Retired Naperville Fire Capt. Chuck Wehrli says "sometimes I get disappointed in people just not remembering" the Sept. 11 attacks. But what bothers him even more is when he hears or sees some of the myths about the attacks.

Wehrli was on a Federal Emergency Management Agency search-and-rescue team that worked at the fallen World Trade Center towers. He also is friends with a rescuer who found the body of Naperville native Dan Shanower at the Pentagon.

"Every year I try to give something back," Wehrli said, noting that this year he'll give a 45-minute presentation at Neuqua Valley High School on the work his team did.

One year, students said their mother told them the Pentagon was hit by a rocket, not by an airliner commanded by terrorists.

"I said, 'I've got the phone number of a man (rescue worker) who saw the guys (terrorist pilots) sitting in the plane in the Pentagon,'" Wehrli said.

Wehrli is still on the FEMA team, but thinking about leaving in the next year after 10 years of service.
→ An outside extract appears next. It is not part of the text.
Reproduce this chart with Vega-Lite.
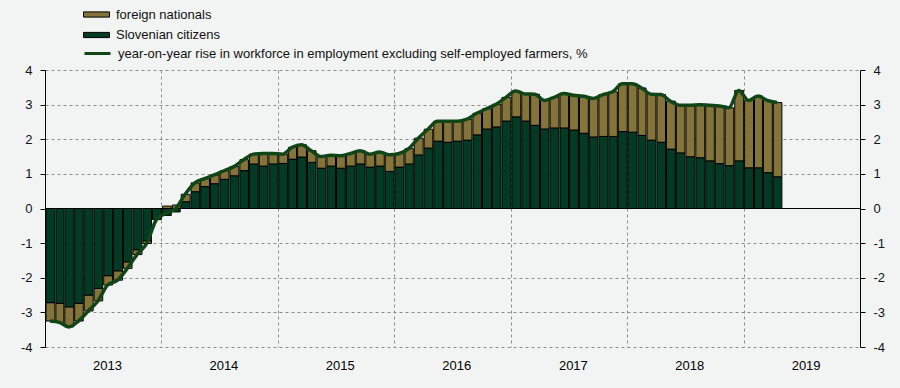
{
  "$schema": "https://vega.github.io/schema/vega-lite/v6.json",
  "width": 815,
  "height": 277,
  "autosize": "none",
  "padding": {"left": 45, "top": 70, "right": 40, "bottom": 41},
  "background": "#f2f4f3",
  "config": {
    "view": {"stroke": null},
    "font": "Liberation Sans",
    "axis": {"labelFont": "Liberation Sans", "labelFontSize": 13, "labelColor": "#111122", "title": null},
    "legend": {"labelFont": "Liberation Sans", "labelFontSize": 13, "labelColor": "#111111", "labelLimit": 700, "padding": 0, "title": null}
  },
  "data": {
    "values": [
      {"date": "2013-01-01", "slovenian": -2.72, "foreign": -0.53, "total": -3.25},
      {"date": "2013-02-01", "slovenian": -2.74, "foreign": -0.55, "total": -3.29},
      {"date": "2013-03-01", "slovenian": -2.84, "foreign": -0.58, "total": -3.42},
      {"date": "2013-04-01", "slovenian": -2.74, "foreign": -0.51, "total": -3.25},
      {"date": "2013-05-01", "slovenian": -2.50, "foreign": -0.46, "total": -2.96},
      {"date": "2013-06-01", "slovenian": -2.31, "foreign": -0.36, "total": -2.67},
      {"date": "2013-07-01", "slovenian": -1.94, "foreign": -0.27, "total": -2.21},
      {"date": "2013-08-01", "slovenian": -1.80, "foreign": -0.27, "total": -2.07},
      {"date": "2013-09-01", "slovenian": -1.54, "foreign": -0.19, "total": -1.73},
      {"date": "2013-10-01", "slovenian": -1.19, "foreign": -0.14, "total": -1.33},
      {"date": "2013-11-01", "slovenian": -0.93, "foreign": -0.08, "total": -1.01},
      {"date": "2013-12-01", "slovenian": -0.32, "foreign": 0.0, "total": -0.32},
      {"date": "2014-01-01", "slovenian": -0.20, "foreign": 0.07, "total": -0.13},
      {"date": "2014-02-01", "slovenian": -0.10, "foreign": 0.10, "total": 0.0},
      {"date": "2014-03-01", "slovenian": 0.19, "foreign": 0.22, "total": 0.41},
      {"date": "2014-04-01", "slovenian": 0.48, "foreign": 0.26, "total": 0.74},
      {"date": "2014-05-01", "slovenian": 0.63, "foreign": 0.23, "total": 0.86},
      {"date": "2014-06-01", "slovenian": 0.71, "foreign": 0.26, "total": 0.97},
      {"date": "2014-07-01", "slovenian": 0.84, "foreign": 0.25, "total": 1.09},
      {"date": "2014-08-01", "slovenian": 0.94, "foreign": 0.27, "total": 1.21},
      {"date": "2014-09-01", "slovenian": 1.09, "foreign": 0.32, "total": 1.41},
      {"date": "2014-10-01", "slovenian": 1.28, "foreign": 0.29, "total": 1.57},
      {"date": "2014-11-01", "slovenian": 1.22, "foreign": 0.37, "total": 1.59},
      {"date": "2014-12-01", "slovenian": 1.28, "foreign": 0.31, "total": 1.59},
      {"date": "2015-01-01", "slovenian": 1.30, "foreign": 0.27, "total": 1.57},
      {"date": "2015-02-01", "slovenian": 1.42, "foreign": 0.35, "total": 1.77},
      {"date": "2015-03-01", "slovenian": 1.48, "foreign": 0.36, "total": 1.84},
      {"date": "2015-04-01", "slovenian": 1.33, "foreign": 0.34, "total": 1.67},
      {"date": "2015-05-01", "slovenian": 1.16, "foreign": 0.34, "total": 1.50},
      {"date": "2015-06-01", "slovenian": 1.22, "foreign": 0.32, "total": 1.54},
      {"date": "2015-07-01", "slovenian": 1.16, "foreign": 0.36, "total": 1.52},
      {"date": "2015-08-01", "slovenian": 1.22, "foreign": 0.37, "total": 1.59},
      {"date": "2015-09-01", "slovenian": 1.28, "foreign": 0.39, "total": 1.67},
      {"date": "2015-10-01", "slovenian": 1.19, "foreign": 0.38, "total": 1.57},
      {"date": "2015-11-01", "slovenian": 1.22, "foreign": 0.41, "total": 1.63},
      {"date": "2015-12-01", "slovenian": 1.07, "foreign": 0.48, "total": 1.55},
      {"date": "2016-01-01", "slovenian": 1.19, "foreign": 0.40, "total": 1.59},
      {"date": "2016-02-01", "slovenian": 1.28, "foreign": 0.45, "total": 1.73},
      {"date": "2016-03-01", "slovenian": 1.54, "foreign": 0.49, "total": 2.03},
      {"date": "2016-04-01", "slovenian": 1.74, "foreign": 0.55, "total": 2.29},
      {"date": "2016-05-01", "slovenian": 1.94, "foreign": 0.58, "total": 2.52},
      {"date": "2016-06-01", "slovenian": 1.91, "foreign": 0.61, "total": 2.52},
      {"date": "2016-07-01", "slovenian": 1.94, "foreign": 0.58, "total": 2.52},
      {"date": "2016-08-01", "slovenian": 1.97, "foreign": 0.61, "total": 2.58},
      {"date": "2016-09-01", "slovenian": 2.12, "foreign": 0.63, "total": 2.75},
      {"date": "2016-10-01", "slovenian": 2.29, "foreign": 0.59, "total": 2.88},
      {"date": "2016-11-01", "slovenian": 2.35, "foreign": 0.66, "total": 3.01},
      {"date": "2016-12-01", "slovenian": 2.52, "foreign": 0.69, "total": 3.21},
      {"date": "2017-01-01", "slovenian": 2.64, "foreign": 0.75, "total": 3.39},
      {"date": "2017-02-01", "slovenian": 2.52, "foreign": 0.79, "total": 3.31},
      {"date": "2017-03-01", "slovenian": 2.40, "foreign": 0.90, "total": 3.30},
      {"date": "2017-04-01", "slovenian": 2.29, "foreign": 0.83, "total": 3.12},
      {"date": "2017-05-01", "slovenian": 2.32, "foreign": 0.89, "total": 3.21},
      {"date": "2017-06-01", "slovenian": 2.32, "foreign": 1.00, "total": 3.32},
      {"date": "2017-07-01", "slovenian": 2.26, "foreign": 1.01, "total": 3.27},
      {"date": "2017-08-01", "slovenian": 2.17, "foreign": 1.07, "total": 3.24},
      {"date": "2017-09-01", "slovenian": 2.06, "foreign": 1.12, "total": 3.18},
      {"date": "2017-10-01", "slovenian": 2.08, "foreign": 1.21, "total": 3.29},
      {"date": "2017-11-01", "slovenian": 2.08, "foreign": 1.29, "total": 3.37},
      {"date": "2017-12-01", "slovenian": 2.22, "foreign": 1.38, "total": 3.60},
      {"date": "2018-01-01", "slovenian": 2.20, "foreign": 1.40, "total": 3.60},
      {"date": "2018-02-01", "slovenian": 2.11, "foreign": 1.37, "total": 3.48},
      {"date": "2018-03-01", "slovenian": 1.97, "foreign": 1.33, "total": 3.30},
      {"date": "2018-04-01", "slovenian": 1.91, "foreign": 1.38, "total": 3.29},
      {"date": "2018-05-01", "slovenian": 1.71, "foreign": 1.39, "total": 3.10},
      {"date": "2018-06-01", "slovenian": 1.60, "foreign": 1.38, "total": 2.98},
      {"date": "2018-07-01", "slovenian": 1.49, "foreign": 1.49, "total": 2.98},
      {"date": "2018-08-01", "slovenian": 1.46, "foreign": 1.54, "total": 3.00},
      {"date": "2018-09-01", "slovenian": 1.37, "foreign": 1.61, "total": 2.98},
      {"date": "2018-10-01", "slovenian": 1.29, "foreign": 1.67, "total": 2.96},
      {"date": "2018-11-01", "slovenian": 1.23, "foreign": 1.68, "total": 2.91},
      {"date": "2018-12-01", "slovenian": 1.37, "foreign": 2.04, "total": 3.41},
      {"date": "2019-01-01", "slovenian": 1.17, "foreign": 1.95, "total": 3.12},
      {"date": "2019-02-01", "slovenian": 1.17, "foreign": 2.08, "total": 3.25},
      {"date": "2019-03-01", "slovenian": 1.03, "foreign": 2.09, "total": 3.12},
      {"date": "2019-04-01", "slovenian": 0.91, "foreign": 2.15, "total": 3.06}
    ]
  },
  "layer": [
    {
      "transform": [{"fold": ["foreign", "slovenian"], "as": ["group", "value"]}],
      "mark": {"type": "bar", "stroke": "#000000", "strokeWidth": 1},
      "encoding": {
        "x": {
          "field": "date", "type": "temporal", "timeUnit": "utcyearmonth",
          "scale": {"type": "utc", "nice": false, "domain": [{"year": 2013, "month": 1, "date": 1, "utc": true}, {"year": 2020, "month": 1, "date": 1, "utc": true}]},
          "axis": {
            "values": [
              {"year": 2013, "month": 1, "date": 1, "utc": true},
              {"year": 2014, "month": 1, "date": 1, "utc": true},
              {"year": 2015, "month": 1, "date": 1, "utc": true},
              {"year": 2016, "month": 1, "date": 1, "utc": true},
              {"year": 2017, "month": 1, "date": 1, "utc": true},
              {"year": 2018, "month": 1, "date": 1, "utc": true},
              {"year": 2019, "month": 1, "date": 1, "utc": true}
            ],
            "labelExpr": "utcFormat(datum.value, '%Y')", "labelOffset": 62, "labelPadding": 12,
            "ticks": false, "domain": false, "grid": true, "gridDash": [3, 3], "gridColor": "#8c8c8c",
            "labelColor": "#000000", "labelBound": false, "labelFlush": false, "labelOverlap": false
          }
        },
        "y": {
          "field": "value", "type": "quantitative", "stack": "zero",
          "scale": {"domain": [-4, 4], "nice": false},
          "axis": {
            "orient": "left", "values": [-4, -3, -2, -1, 0, 1, 2, 3, 4], "labelExpr": "'' + datum.value",
            "grid": true, "gridDash": [3, 3], "gridColor": "#8c8c8c",
            "gridOpacity": {"condition": {"test": "datum.value === 0", "value": 0}, "value": 1},
            "domainColor": "#000000", "tickColor": "#000000", "tickSize": 5, "labelPadding": 8
          }
        },
        "color": {
          "field": "group", "type": "nominal",
          "scale": {"domain": ["foreign", "slovenian"], "range": ["#84743a", "#023a24"]},
          "legend": {
            "orient": "none", "legendX": 44.5, "legendY": -62.5, "direction": "vertical",
            "labelExpr": "datum.label == 'foreign' ? 'foreign nationals' : 'Slovenian citizens'",
            "symbolType": "M-2,-0.4H2V0.4H-2Z", "symbolSize": 169, "symbolStrokeColor": "#000000", "symbolStrokeWidth": 1,
            "rowPadding": 6.5, "labelOffset": 12.5
          }
        },
        "order": {"field": "group", "sort": "descending"}
      }
    },
    {
      "mark": {"type": "rule", "color": "#000000", "strokeWidth": 1.2},
      "encoding": {
        "x": {"datum": {"year": 2013, "month": 1, "date": 1, "utc": true}, "type": "temporal"},
        "x2": {"datum": {"year": 2020, "month": 1, "date": 1, "utc": true}},
        "y": {"datum": 0, "type": "quantitative", "axis": null}
      }
    },
    {
      "mark": {"type": "line", "strokeWidth": 3.5, "interpolate": "monotone"},
      "encoding": {
        "x": {"field": "date", "type": "temporal", "timeUnit": "utcyearmonth", "bandPosition": 0.5},
        "y": {
          "field": "total", "type": "quantitative",
          "axis": {
            "orient": "right", "values": [-4, -3, -2, -1, 0, 1, 2, 3, 4], "labelExpr": "'' + datum.value", "grid": false,
            "domainColor": "#000000", "tickColor": "#000000", "tickSize": 5, "labelPadding": 8
          }
        },
        "stroke": {
          "datum": "year-on-year rise in workforce in employment excluding self-employed farmers, %",
          "type": "nominal",
          "scale": {"range": ["#104518"]},
          "legend": {
            "orient": "none", "legendX": 44.5, "legendY": -24.5,
            "symbolType": "M-2,0H2", "symbolSize": 169, "symbolStrokeWidth": 3, "labelOffset": 12.5
          }
        }
      }
    }
  ],
  "resolve": {"axis": {"y": "independent"}, "scale": {"color": "independent", "stroke": "independent"}}
}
He also is on the board of directors of State Urban Search and Rescue Alliance, a national group promoting the development of state rescue teams.

- Susan Sarkauskas

"People have forgotten"

Laurie Trevino, a school bus driver from Palatine, did not lose a loved one on 9/11.

But the horror she felt that day was a stark contrast to the sheer joy she'd felt: Nearing 40 and having tried for years to get pregnant, she and her husband David were finally expecting.

Now she wondered what kind of world her baby would inherit, a world in which "so many people hated us."

"How could I keep her safe when our own government couldn't keep us safe, when terrorists were killing innocent people?" she recalls thinking.

Since then, she's made a point of explaining 9/11 to her daughter Caitlin, now 7. Trevino thinks it's important that those who don't have their own memories of that day understand it.

"People have forgotten, and I think that's a shame," she said. "We still have troops in Afghanistan and Iraq. People are still dying because of what happened on 9/11. If we forget, we're doing them a huge disservice."